Wie unter­schied­lich erfolg­rei­che Bildungs­ver­läu­fe sein können, wurde in dem Podiums­ge­spräch mit Simone Peckhaus, Marc Hamma (Geschäfts­füh­rer der gleich­na­mi­gen Bäcke­rei), Polizei­prä­si­dent Uwe Stürmer, Allge­mein­arzt Dr. Tobias Preiß­ho­fen und Rotary-Club-Präsi­den­tin Gudrun Lohr-Kapfer deutlich. Die Modera­ti­on übernahm Eike Schön­au, Direc­tor Employ­er Branding & Talent Acqui­si­ti­on bei Vetter Pharma, der eigenen Angaben zufol­ge bereits mehr als 2000 Perso­nal­ein­stel­lun­gen vorge­nom­men hat. Sie sei nach ihrem Schul­ab­schluss zunächst eher orien­tie­rungs­los gewesen, sagte Simone Peckhaus. Ihre Neugier und positi­ve Lebens­ein­stel­lung hätten ihr aber auch nach einem Ausbil­dungs­ab­bruch weiter­ge­hol­fen. Marc Hamma berich­te­te, dass sein Werde­gang durch den tradi­ti­ons­rei­chen Famili­en­be­trieb „schon ein bisschen vorge­ge­ben gewesen“ sei. Er führt das mittel­stän­di­sche Unter­neh­men gemein­sam mit seiner Schwes­ter und ist für den Produk­ti­ons­be­reich zustän­dig. „Ich bin ein Genera­list, kann alles ein bisschen – auch schnel­le Entschei­dun­gen treffen“, so seine Selbst­ein­schät­zung. Uwe Stürmer sollte, wenn es nach dem Wunsch seiner Mutter gegan­gen wäre, eine Bankleh­re absol­vie­ren. „Ich habe aber gemacht, was ich wollte, und bin zur Polizei gegan­gen.“ Er habe seine eigene Entschei­dung nie bereut, so Stürmer. Ganz zielstre­big seinen Berufs­wunsch verfolgt hat auch der Allge­mein­me­di­zi­ner Dr. Tobias Preiß­ho­fen – „obwohl man mir Ende der 1990er Jahre prophe­zeit hatte, dass ich als Medizi­ner keinen Job bekom­men würde“. Bei ihr sei alles anders gekom­men, als sie gedacht hatte, berich­te­te Gudrun Lohr-Kapfer von ihrem Karrie­re­weg. Ihren Wunsch zu studie­ren konnte sie erst nach einer von ihrem Vater angeord­ne­ten Lehre durch­set­zen. Eigent­lich habe sie vorge­habt, nach ihrem Studi­um der Volks­wirt­schafts­leh­re mit Wahlpflicht­fach Jura und Zusatz­fach Arbeits­päd­ago­gik zu einer Behör­de oder einem Fachver­band zu gehen, statt­des­sen sei sie auf Bitten ihres Vaters als Gesell­schaf­te­rin in das Famili­en­un­ter­neh­men einge­tre­ten. „Ich habe durch einen Verkauf unseres Unter­neh­mens 18 Jahre lang Konzern­erfah­run­gen gesam­melt“, berich­te­te sie. Später sei es ihr gelun­gen, das Famili­en­un­ter­neh­men zurück­zu­kau­fen und noch zehn Jahre lang erfolg­reich zu leiten. 

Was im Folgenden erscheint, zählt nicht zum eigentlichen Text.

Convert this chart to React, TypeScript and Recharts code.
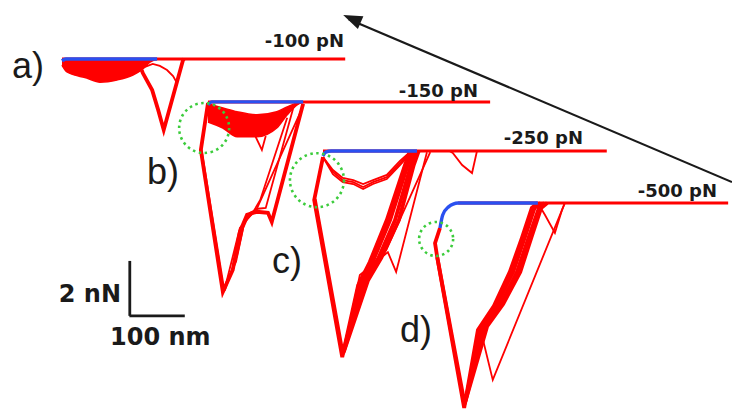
import { Area, ComposedChart, Line, ReferenceDot, ReferenceLine, Scatter, XAxis, YAxis } from 'recharts'

const WIDTH = 732
const HEIGHT = 412
// chart units: piezo distance in nm, force in nN (100 nm = 2 nN on screen)
const X_DOMAIN = [0, 1331]
const Y_DOMAIN = [-15, 0]

const RED = '#ff0000'
const BLUE = '#2a50f0'
const GREEN = '#3ccc3c'
const INK = '#1a1a1a'

type Pt = [number, number]

const PANEL_LABELS = ['a)', 'b)', 'c)', 'd)']
const SET_POINTS = ['-100 pN', '-150 pN', '-250 pN', '-500 pN']
// contact point of each stacked curve (nm, nN)
const PANEL_X = [112.7, 378.2, 587.3, 800.0]
const PANEL_F = [-2.15, -3.71, -5.5, -7.39]

// a) -100 pN
const A_APPROACH: Pt[] = [[0, -0.07], [7, 0], [173, 0]]
const A_BASELINE: Pt[] = [[0, 0], [515, 0]]
const A_BAND_X = [0, 9, 45, 69, 100, 129, 147, 160, 173]
const A_BAND_LOW = [-0.22, -0.47, -0.69, -0.84, -0.76, -0.58, -0.36, -0.11, 0]
const A_BAND_HIGH = [0, 0, 0, 0, 0, 0, 0, 0, 0]
const A_THICK: Pt[][] = [
    [[145, -0.4], [147, -0.51], [164, -1.13], [175, -1.86], [185, -2.58], [220, -0.04], [222, 0]],
]
const A_THIN: Pt[][] = [
    [[145, -0.33], [165, -0.18], [178, -0.25], [191, -0.4], [202, -0.62], [209, -0.87], [220, -0.04]],
]

// b) -150 pN
const B_APPROACH: Pt[] = [[0, -0.11], [7, 0], [173, 0]]
const B_BASELINE: Pt[] = [[0, 0], [513, 0]]
const B_BAND_X = [0, 27, 53, 89, 125, 144, 162, 173]
const B_BAND_LOW = [-0.73, -0.95, -1.27, -1.27, -0.95, -0.47, -0.11, 0]
const B_BAND_HIGH = [-0.07, -0.22, -0.36, -0.47, -0.36, -0.18, -0.04, 0]
const B_THICK: Pt[][] = [
    [[0, -0.04], [-13, -1.75], [27, -6.92], [45, -6.12], [58, -4.73], [71, -4.11], [89, -4.0], [109, -4.04], [116, -4.37], [173, -0.07]],
]
const B_THIN: Pt[][] = [
    [[0, -0.04], [-12, -1.7], [29, -6.77], [51, -5.82], [64, -4.59], [76, -4.04], [91, -3.89], [105, -3.86], [155, -0.22], [160, 0]],
    [[27, -6.92], [31, -6.84], [53, -5.57], [67, -4.3], [87, -3.97], [173, -0.15]],
    [[29, -6.92], [58, -4.59], [80, -4.08], [95, -3.57], [144, -0.58]],
    [[85, -1.2], [98, -1.75], [105, -1.24]],
]

// c) -250 pN
const C_APPROACH: Pt[] = [[0, -0.18], [5, -0.04], [15, 0], [171, 0]]
const C_BASELINE: Pt[] = [[0, 0], [516, 0]]
const C_THICK: Pt[][] = [
    [[0, -0.22], [-16, -1.78], [35, -7.5], [64, -4.88], [85, -4.04], [116, -2.51], [149, -0.51], [158, 0]],
    [[-15, -1.75], [36, -7.39], [69, -4.84], [91, -4.0], [122, -2.51], [154, -0.51], [163, 0]],
    [[37, -7.35], [76, -4.77], [100, -3.93], [131, -2.51], [160, -0.51], [169, 0]],
    [[38, -7.3], [82, -4.7], [106, -3.89], [138, -2.51], [165, -0.51], [174, 0]],
]
const C_THIN: Pt[][] = [
    [[38, -7.24], [67, -4.51], [118, -3.68], [133, -4.4], [189, -0.04]],
    [[40, -7.17], [71, -4.48], [115, -3.6], [195, -0.04]],
    [[0, -0.22], [18, -0.76], [36, -1.06], [55, -1.13], [73, -1.31], [91, -1.13], [116, -0.95], [140, -0.44], [158, -0.07], [164, 0]],
    [[0, -0.22], [18, -0.69], [36, -0.98], [55, -1.06], [73, -1.2], [91, -1.06], [116, -0.87], [140, -0.36], [158, -0.04], [167, 0]],
    [[0, -0.22], [18, -0.84], [36, -1.13], [55, -1.2], [73, -1.38], [91, -1.2], [116, -1.02], [140, -0.51], [158, -0.11], [171, 0]],
    [[230, 0], [236, -0.07], [253, -0.51], [271, -0.8], [280, 0]],
]

// d) -500 pN
const D_APPROACH: Pt[] = [[0, -0.91], [5, -0.44], [15, -0.15], [33, 0], [178, 0]]
const D_BASELINE: Pt[] = [[33, 0], [524, 0]]
const D_THICK: Pt[][] = [
    [[0, -0.91], [-9, -1.46], [-5, -1.97], [44, -7.46], [69, -4.62], [98, -3.75], [127, -2.51], [149, -1.27], [167, -0.18], [178, 0]],
    [[-5, -1.97], [45, -7.32], [74, -4.58], [103, -3.73], [133, -2.51], [154, -1.27], [172, -0.18], [183, 0]],
    [[46, -7.25], [80, -4.52], [110, -3.7], [140, -2.51], [161, -1.27], [180, -0.18], [190, 0]],
    [[47, -7.17], [86, -4.48], [115, -3.68], [146, -2.51], [166, -1.27], [184, -0.18], [195, 0]],
]
const D_THIN: Pt[][] = [
    [[47, -7.17], [76, -4.8], [96, -6.44], [222, -0.25], [227, 0]],
    [[178, 0], [191, -0.44], [209, -1.09], [222, -0.25], [227, 0]],
]

// green circles around the first rupture, relative to contact point
const CIRCLE_PANELS = [1, 2, 3]
const CIRCLE_AT: Pt[] = [[-7, -0.95], [-11, -1.06], [-7, -1.31]]
const CIRCLE_R = [25, 27, 17]

// scale bar and arrow (nm, nN)
const SCALE_ORIGIN: Pt = [236, -11.5]
const SCALE_NM = 100
const SCALE_NN = 2
const ARROW_TAIL: Pt = [1331, -6.63]
const ARROW_HEAD: Pt = [624, -0.55]

const APPROACH = [A_APPROACH, B_APPROACH, C_APPROACH, D_APPROACH]
const BASELINE = [A_BASELINE, B_BASELINE, C_BASELINE, D_BASELINE]
const THICK = [A_THICK, B_THICK, C_THICK, D_THICK]
const THIN = [A_THIN, B_THIN, C_THIN, D_THIN]
const BANDS = [
    { p: 0, x: A_BAND_X, low: A_BAND_LOW, high: A_BAND_HIGH },
    { p: 1, x: B_BAND_X, low: B_BAND_LOW, high: B_BAND_HIGH },
]

const place = (pts: Pt[], p: number) =>
    pts.map(([x, f]) => ({ x: PANEL_X[p] + x, f: PANEL_F[p] + f }))

const PX_NM = WIDTH / (X_DOMAIN[1] - X_DOMAIN[0])
const PX_NN = HEIGHT / (Y_DOMAIN[1] - Y_DOMAIN[0])
const ARROW_ANGLE =
    (Math.atan2(-(ARROW_HEAD[1] - ARROW_TAIL[1]) * PX_NN, (ARROW_HEAD[0] - ARROW_TAIL[0]) * PX_NM) * 180) /
    Math.PI

function ArrowHead(props: any) {
    const { cx, cy } = props
    return (
        <polygon
            points="0,0 -19,-7 -19,7"
            transform={`translate(${cx},${cy}) rotate(${ARROW_ANGLE})`}
            fill={INK}
        />
    )
}

const bold = { fontFamily: '"DejaVu Sans", Verdana, sans-serif', fontWeight: 700 }
const plain = { fontFamily: '"Liberation Sans", Arial, sans-serif', fontWeight: 400 }

export default function App() {
    return (
        <div style={{ position: 'absolute', left: 0, top: 0, width: WIDTH, height: HEIGHT, background: '#fff' }}>
            <ComposedChart width={WIDTH} height={HEIGHT} margin={{ top: 0, right: 0, bottom: 0, left: 0 }}>
                <XAxis type="number" dataKey="x" domain={X_DOMAIN} hide allowDataOverflow />
                <YAxis type="number" dataKey="f" domain={Y_DOMAIN} hide allowDataOverflow />

                {BANDS.map((b) => (
                    <Area
                        key={`band${b.p}`}
                        data={b.x.map((x, i) => ({
                            x: PANEL_X[b.p] + x,
                            f: [PANEL_F[b.p] + b.low[i], PANEL_F[b.p] + b.high[i]],
                        }))}
                        dataKey="f"
                        type="monotone"
                        stroke={RED}
                        strokeWidth={1.5}
                        fill={RED}
                        fillOpacity={1}
                        dot={false}
                        activeDot={false}
                        isAnimationActive={false}
                    />
                ))}

                {BASELINE.map((pts, p) => (
                    <Line
                        key={`base${p}`}
                        data={place(pts, p)}
                        dataKey="f"
                        type="linear"
                        stroke={RED}
                        strokeWidth={3}
                        dot={false}
                        activeDot={false}
                        isAnimationActive={false}
                    />
                ))}

                {THIN.map((traces, p) =>
                    traces.map((pts, i) => (
                        <Line
                            key={`thin${p}-${i}`}
                            data={place(pts, p)}
                            dataKey="f"
                            type="linear"
                            stroke={RED}
                            strokeWidth={1.8}
                            dot={false}
                            activeDot={false}
                            isAnimationActive={false}
                        />
                    )),
                )}

                {THICK.map((traces, p) =>
                    traces.map((pts, i) => (
                        <Line
                            key={`thick${p}-${i}`}
                            data={place(pts, p)}
                            dataKey="f"
                            type="linear"
                            stroke={RED}
                            strokeWidth={3.8}
                            dot={false}
                            activeDot={false}
                            isAnimationActive={false}
                        />
                    )),
                )}

                {APPROACH.map((pts, p) => (
                    <Line
                        key={`app${p}`}
                        data={place(pts, p)}
                        dataKey="f"
                        type="monotone"
                        stroke={BLUE}
                        strokeWidth={3.4}
                        dot={false}
                        activeDot={false}
                        isAnimationActive={false}
                    />
                ))}

                {CIRCLE_PANELS.map((p, i) => (
                    <ReferenceDot
                        key={`circ${p}`}
                        x={PANEL_X[p] + CIRCLE_AT[i][0]}
                        y={PANEL_F[p] + CIRCLE_AT[i][1]}
                        r={CIRCLE_R[i]}
                        fill="none"
                        stroke={GREEN}
                        strokeWidth={2.6}
                        strokeDasharray="2.5 3.5"
                        ifOverflow="visible"
                    />
                ))}

                <ReferenceLine
                    segment={[
                        { x: SCALE_ORIGIN[0], y: SCALE_ORIGIN[1] + SCALE_NN },
                        { x: SCALE_ORIGIN[0], y: SCALE_ORIGIN[1] },
                    ]}
                    stroke={INK}
                    strokeWidth={2.8}
                    ifOverflow="visible"
                />
                <ReferenceLine
                    segment={[
                        { x: SCALE_ORIGIN[0] - 0.7, y: SCALE_ORIGIN[1] },
                        { x: SCALE_ORIGIN[0] + SCALE_NM, y: SCALE_ORIGIN[1] },
                    ]}
                    stroke={INK}
                    strokeWidth={2.8}
                    ifOverflow="visible"
                />

                <ReferenceLine
                    segment={[
                        { x: ARROW_TAIL[0], y: ARROW_TAIL[1] },
                        { x: ARROW_HEAD[0] + 10, y: ARROW_HEAD[1] - 0.15 },
                    ]}
                    stroke={INK}
                    strokeWidth={2.2}
                    ifOverflow="visible"
                />
                <Scatter
                    data={[{ x: ARROW_HEAD[0], f: ARROW_HEAD[1] }]}
                    dataKey="f"
                    shape={ArrowHead}
                    activeShape={ArrowHead}
                    isAnimationActive={false}
                />
            </ComposedChart>

            <svg
                width={WIDTH}
                height={HEIGHT}
                style={{ position: 'absolute', left: 0, top: 0, pointerEvents: 'none' }}
            >
                <g fill={INK} style={plain} fontSize={36}>
                    <text x={12} y={78}>{PANEL_LABELS[0]}</text>
                    <text x={147} y={184}>{PANEL_LABELS[1]}</text>
                    <text x={272} y={273}>{PANEL_LABELS[2]}</text>
                    <text x={400} y={342}>{PANEL_LABELS[3]}</text>
                </g>
                <g fill={INK} style={bold} fontSize={18} textAnchor="end">
                    <text x={344} y={47}>{SET_POINTS[0]}</text>
                    <text x={478} y={97}>{SET_POINTS[1]}</text>
                    <text x={583} y={144}>{SET_POINTS[2]}</text>
                    <text x={717} y={197}>{SET_POINTS[3]}</text>
                </g>
                <g fill={INK} style={bold} fontSize={24}>
                    <text x={121} y={302} textAnchor="end">2 nN</text>
                    <text x={110} y={345}>100 nm</text>
                </g>
            </svg>
        </div>
    )
}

„Suchen Sie das Gespräch mit anderen Menschen, infor­mie­ren Sie sich gut, bleiben Sie neugie­rig und machen Sie das, was Ihnen Spaß macht und worin Sie gut sind“, appel­lier­ten die Podiums­teil­neh­mer an ihre jungen Zuhörer. Begeis­te­rung, Durch­set­zungs­ver­mö­gen und Willens­stär­ke seien wichti­ge Voraus­set­zun­gen für einen erfolg­rei­chen Berufs­weg. Und: „Hören Sie auf Ihre innere Stimme.“

Diese Einschät­zun­gen teilten auch die fünf jungen Podiums­teil­neh­mer, die von ihren unter­schied­li­chen Bildungs­we­gen nach dem Abitur – Auslands­auf­ent­halt, Prakti­kum, Studi­en­ori­en­tie­rungs­jahr, Studi­um, duale Ausbil­dung im Handwerk – berich­te­ten. „Infor­miert euch und überlegt gut, was ihr könnt und was ihr möchtet“, so ihr Appell.

Eike Schön­au hatte abschlie­ßend für die Abitu­ri­en­ten noch den Tipp parat, eine Feedback-SMS an Menschen, „die euch gut kennen“, zu senden, um zu erfah­ren, „wo andere eure Stärken und Talen­te sehen“. Danach hatten die Schüler die Möglich­keit, mit erfolg­rei­chen Vertre­tern aus Bildung und Wirtschaft direkt und persön­lich ins Gespräch zu kommen.